Kessabtis are a happy bunch, even though Kessab was not spared from the destructive and annihilating policies of the Young Turks. The surviving Kessabtis returned to their homes and stayed there. Where else west of Mount Massis1 has an Armenian enclave continued to embrace the descendants of the House of Torkom2 for longer? Aside west of Massis, which other Armenian enclave has had the good fortune to continue living on its ancestral soil for longer?  Kessabtsis were salvaged because somewhere, somehow, someone - a blessed creature - whether an official of the Ottoman Empire or of the Colonial French mistakenly drew the line that left Kessab inside Syria. The latter in turn embraced it with a sincere welcome and assured its safety. Nowadays Kessabtsis are more of immigrants than native, more of them live outside than inside Kessab. They are more scattered worldwide than congregated in their native enclave. However, all these changes have come about out of free will choices and not due to any persecution, threat, or forced displacement.
There was a time when the Kessabtsis toiled the land and were more of villagers. They left their pickaxes, shovels and scoops in favor of tilling medical, academic and spiritual fields. These days the Kessabtsis are more of medical practitioners, educators, and spiritual shepherds.
We loved Kessab and Kessab in turn loved us. Our summer long sojourn there inevitably lead to that mutual bond. The summer long church related meetings concluded with the traditional bonfire when the whole village would congregate around the vacationing young men and women to attend the comedy presentations the young vacationers prepared for the villagers as a gesture of good will.
Nature had endowed Ekiz-Olough with an open-air theater in the center of the village where we fashioned the stage with sheets, ropes and wooden poles.

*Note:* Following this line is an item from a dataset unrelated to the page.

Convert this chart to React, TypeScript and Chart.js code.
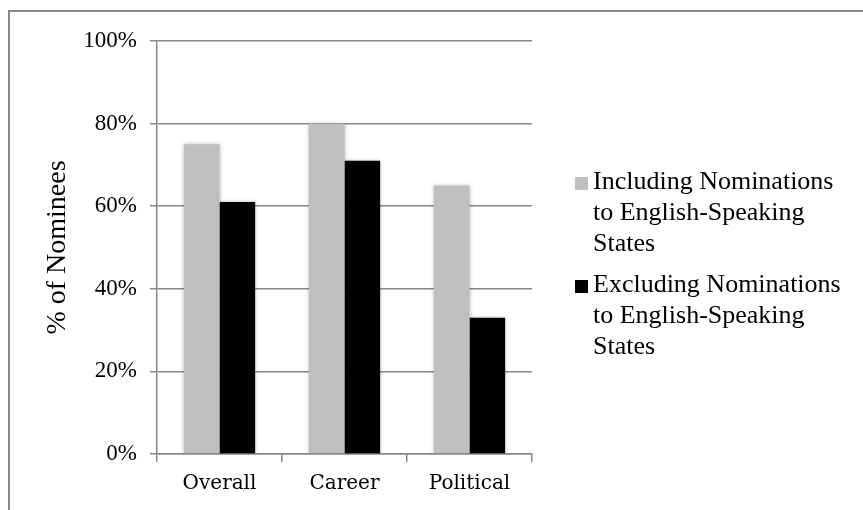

Armenag was the brainchild behind the improvised theatrical stage, while Raffi Charkhudian, Azad Mesrobian, Zadour Khatchadourian and I attempted to remain true to the characters of the plays we portrayed whether it was in “կիկո “ (Gego), “Շողոքորթը“ (The Flatterer), “Քաղաքավարութեան Վնասները“ (The Perils of Politeness). With rare exceptions, all the villagers attended and enjoyed the zenith of our summer long cultural endeavor. The younger vacationers in turn remained captivated by the performance of their elder campers.
We, in turn, loved the Kessabtsi. We loved the Kessabtis for their unassuming and modest characters worthy to those brought up in nature, for their pure hearts akin to the clean waters of their springs, for their steel like character much like the boulders of their rocky terrain, for their perennial quest much like their ever green pine trees. We loved the Kesssabtsis for the labor they bore much like their fruit bearing trees, for their resiliency worthy to those who are brave, for their quest to reach the sky much like their mountains. How could we have not loved?
Still, Kessab became the impetus that gave maturity to our maturing young bodies.
It is there, in Kessab that
We experienced nature at its virgin best for the very first time.
We visited Armenia for the very first time.
We met our Creator for the very first time.
We experienced village for the very first time.
We lived with domestic animals under the same roof for the very first time.
And for the very first time during these meetings I met a vivacious, vibracious, a beautiful girl full of life and zest who would give meaning to my life and one day be the mother of my children.
How could I not love Kessab?
1.Armenians refer to Mount Ararat as Mount Massis as well and refer to twin peaked mountain and Big Massis (Medtz Massis) and Little Massis (Bzdeg Massis).
2.House of Torkom is an expression for the Armenian race.